On se rattache alors à cette jeune fille, aperçue auparavant, orpheline et abandonnée par les services sociaux, qui n'a finalement que peu de chose à voir avec le reste de l'histoire, mais qui devient la seule victime innocente digne de compassion. Car finalement, Jeon Kyu-hwan dénonce de tous les côtés les instincts primaires, et la société comme un énorme troupeau qui condamne irrémédiablement les bêtes qui n'y trouvent pas leur place.

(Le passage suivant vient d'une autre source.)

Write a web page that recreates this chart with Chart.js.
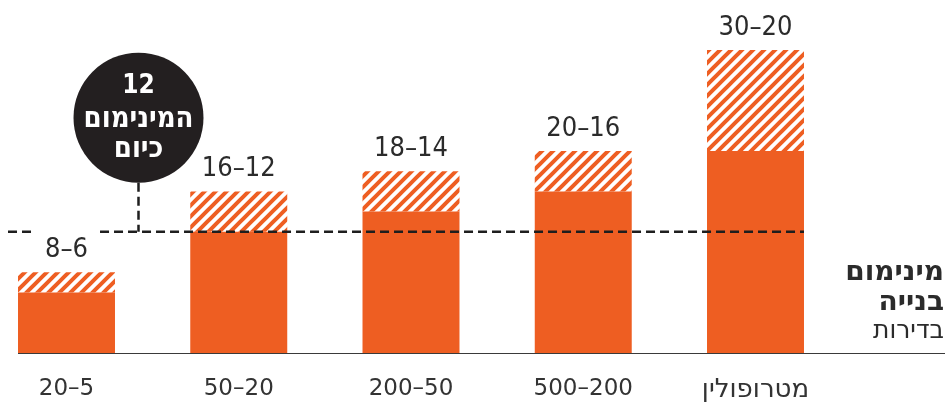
<!DOCTYPE html>
<html lang="he">
<head>
<meta charset="utf-8">
<title>מינימום בנייה בדירות</title>
<script src="https://cdn.jsdelivr.net/npm/chart.js@4/dist/chart.umd.min.js"></script>
<style>
  html, body { margin: 0; padding: 0; background: #fff; }
  #wrap { position: relative; width: 946px; height: 405px; }
</style>
</head>
<body>
<div id="wrap"><canvas id="chart" width="946" height="405"></canvas></div>
<script>
// Settlement size groups (thousands of residents) and the building minimum per group
const categories = ['20–5', '50–20', '200–50', '500–200', 'מטרופולין'];
const minUnits = [6, 12, 14, 16, 20];
const maxUnits = [8, 16, 18, 20, 30];
const currentMinimum = 12;
const circleLines = ['12', 'המינימום', 'כיום'];
const sideTitle = ['מינימום', 'בנייה'];
const sideUnit = 'בדירות';

const ORANGE = '#EE5E22';
const INK = '#2b2b2b';
const COND = '"DejaVu Sans Condensed", "DejaVu Sans", sans-serif';
const WIDE = '"DejaVu Sans", sans-serif';
const isHebrew = s => /[\u0590-\u05FF]/.test(s);

// Diagonal orange/white stripes for the upper part of the range
function stripes() {
  const s = 11;
  const c = document.createElement('canvas');
  c.width = s; c.height = s;
  const g = c.getContext('2d');
  g.fillStyle = '#fff';
  g.fillRect(0, 0, s, s);
  g.strokeStyle = ORANGE;
  g.lineWidth = 4;
  g.beginPath();
  g.moveTo(-2, 2); g.lineTo(2, -2);
  g.moveTo(0, s); g.lineTo(s, 0);
  g.moveTo(s - 2, s + 2); g.lineTo(s + 2, s - 2);
  g.stroke();
  return g.createPattern(c, 'repeat');
}

const rangeText = i => `${maxUnits[i]}–${minUnits[i]}`;

const annotations = {
  id: 'annotations',
  afterDatasetsDraw(chart) {
    const ctx = chart.ctx;
    const xs = chart.scales.x, ys = chart.scales.y;
    const meta = chart.getDatasetMeta(0);
    const firstBar = meta.data[0];
    const lastBar = meta.data[meta.data.length - 1];
    const barLeft = firstBar.x - firstBar.width / 2;
    const barRight = lastBar.x + lastBar.width / 2;
    const y0 = ys.getPixelForValue(0);
    const yMin = ys.getPixelForValue(currentMinimum);

    ctx.save();

    // baseline
    ctx.strokeStyle = '#3a3a3a';
    ctx.lineWidth = 1.2;
    ctx.beginPath();
    ctx.moveTo(barLeft, y0 + 0.5);
    ctx.lineTo(chart.width - 1, y0 + 0.5);
    ctx.stroke();

    // range labels above the bars
    ctx.fillStyle = INK;
    ctx.font = `27px ${COND}`;
    ctx.textAlign = 'center';
    ctx.textBaseline = 'middle';
    const rangeMeta = chart.getDatasetMeta(1);
    rangeMeta.data.forEach((bar, i) => {
      ctx.fillText(rangeText(i), bar.x, bar.y - 22);
    });

    // dashed line of today's minimum, broken around the first label
    const gapHalf = ctx.measureText(rangeText(0)).width / 2 + 12;
    ctx.strokeStyle = '#1e1e1e';
    ctx.lineWidth = 2.5;
    ctx.setLineDash([9, 5]);
    ctx.beginPath();
    ctx.moveTo(barLeft - 10, yMin);
    ctx.lineTo(firstBar.x - gapHalf, yMin);
    ctx.moveTo(firstBar.x + gapHalf, yMin);
    ctx.lineTo(barRight, yMin);
    ctx.stroke();

    // callout circle with its connector
    const cx = xs.getPixelForValue(0) + 0.418 * (xs.getPixelForValue(1) - xs.getPixelForValue(0));
    const r = 65;
    const cy = ys.getPixelForValue(23.3);
    ctx.beginPath();
    ctx.moveTo(cx, cy + r);
    ctx.lineTo(cx, yMin);
    ctx.stroke();
    ctx.setLineDash([]);

    ctx.fillStyle = '#231f20';
    ctx.beginPath();
    ctx.arc(cx, cy, r, 0, Math.PI * 2);
    ctx.fill();

    ctx.fillStyle = '#fff';
    ctx.font = `bold 26px ${COND}`;
    ctx.fillText(circleLines[0], cx, cy - 31);
    ctx.font = `bold 29px ${COND}`;
    ctx.fillText(circleLines[1], cx, cy + 2);
    ctx.fillText(circleLines[2], cx, cy + 32);

    // side caption
    ctx.fillStyle = INK;
    ctx.textAlign = 'right';
    ctx.font = `bold 28px ${WIDE}`;
    ctx.fillText(sideTitle[0], chart.width - 2, 273);
    ctx.fillText(sideTitle[1], chart.width - 2, 303);
    ctx.font = `25px ${WIDE}`;
    ctx.fillText(sideUnit, chart.width - 2, 331);

    ctx.restore();
  }
};

const ctx = document.getElementById('chart').getContext('2d');
new Chart(ctx, {
  type: 'bar',
  data: {
    labels: categories,
    datasets: [
      {
        label: 'מינימום',
        data: minUnits,
        backgroundColor: ORANGE,
        borderWidth: 0,
        grouped: false,
        clip: false,
        barPercentage: 0.563,
        categoryPercentage: 1
      },
      {
        label: 'טווח',
        data: minUnits.map((m, i) => [m, maxUnits[i]]),
        backgroundColor: stripes(),
        borderWidth: 0,
        grouped: false,
        clip: false,
        barPercentage: 0.563,
        categoryPercentage: 1
      }
    ]
  },
  options: {
    responsive: false,
    animation: false,
    layout: { padding: { left: 66.5, right: 190.5, top: 50, bottom: 0 } },
    plugins: { legend: { display: false }, tooltip: { enabled: false } },
    scales: {
      x: {
        offset: false,
        grid: { display: false, drawTicks: false },
        border: { display: false },
        ticks: {
          color: '#333',
          font: c => ({ family: WIDE, size: isHebrew(categories[c.index] || '') ? 26 : 23 }),
          padding: 22,
          maxRotation: 0,
          autoSkip: false
        },
        afterFit(scale) { scale.height = 52; }
      },
      y: {
        display: false,
        min: 0,
        max: 30
      }
    }
  },
  plugins: [annotations]
});
</script>
</body>
</html>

Narration et jeu d'acteur excellents
Bracelet électronique à la cheville, Seongcheul ne peut pas oublier ce qu'il a fait. Surveillé régulièrement par un coordinateur, il n'a pas d'autre choix que de travailler sur un chantier jusqu'au jour où, par manque de moyen, le contremaître le renvoie. Il est alors ennuyé et se lançant dans une société de taxi, il n'a de cesse de voir ses démons remonter à la surface, malgré les médicaments qu'il prend pour s'apaiser. A l'inverse Hyeongdo est comme un mort en sursis, traversant la vie sans vraiment y participer, dommage colatéral d'une grande tragédie, jusqu'au moment où il tombe sur Seongcheul et voit sa douleur ravivée. Comme le titre l'indique très judicieusement, le film montre les instincts animaux qui resurgissent chez ses personnages, malgré leur volonté de les maîtriser. La photo en ce sens joue énormément dans l'ambiance, avec son ton très gris et sale, ajoutant au poids appliqué généreusement sur les épaules des protagonistes. Parsemé de scènes particulièrement intenses, d'une montée très prenante de la pression et d'un jeu d'acteurs exemplaire (le réalisateur était avant directeur de casting, ce qui explique sans doute son bon choix d'acteurs), Animal Town est vraiment un bijou du cinéma coréen, en attendant le troisième volet de sa trilogie sur la ville (Mozart Town, Animal Town, Dance Town), peut-être à Cannes.
22 février 2010
par
Elise
Aime le maudit
Second volet dans une future trilogie urbaine en devenir, "Animal Town" est une petite production indépendante viscérale, terrible, qui prend aux tripes, comme les premiers Kim Ki-duk ou l'"Old Boy" d'un Park Chan-wok, sauf que l'on serait beaucoup plus proche d'un cinéma humaniste et engagé d'un Lee Chang-dong, plutôt que des deux autres réalisateurs, qui n'hésitent pas à verser dans une certaine gratuité pour appuyer leur propos.
Avec sa caméra à l'épaule et son approche extrêmement naturelle, le film se suit quasiment comme le documentaire de la difficile réintégration d'un homme suite à un emprisonnement. On n'en saura rien de son crime pendant la quasi intégralité du film; on est donc exempt de jugement, mais l'on assiste, impuissants, à l'injustice qui lui est fait pour tenter d'adopter à nouveau un rythme de vie normale.
Le bracelet électronique met évidemment sur la voie d'un crime un brin plus odieux et des indices discrets ci et là mettent sur la piste…
La force du film, c'est de basculer instamment tout point de vue précédemment adopté en se référant par rapport à tout ce que notre société actuelle aurait pu nous inculquer, de comment approcher, juger par avance et condamner certains individus, au lieu – tout simplement – de leur donner une seconde chance ou – mieux – tenter de trouver des solutions quant à savoir comment les aider.
Un REGARD, donc…Celui d'un réalisateur sur des personnages fouillis, sur une ville, sur une société…Le regard d'un vrai auteur, tout simplement, qu'il sera extrêmement intéressant à suivre.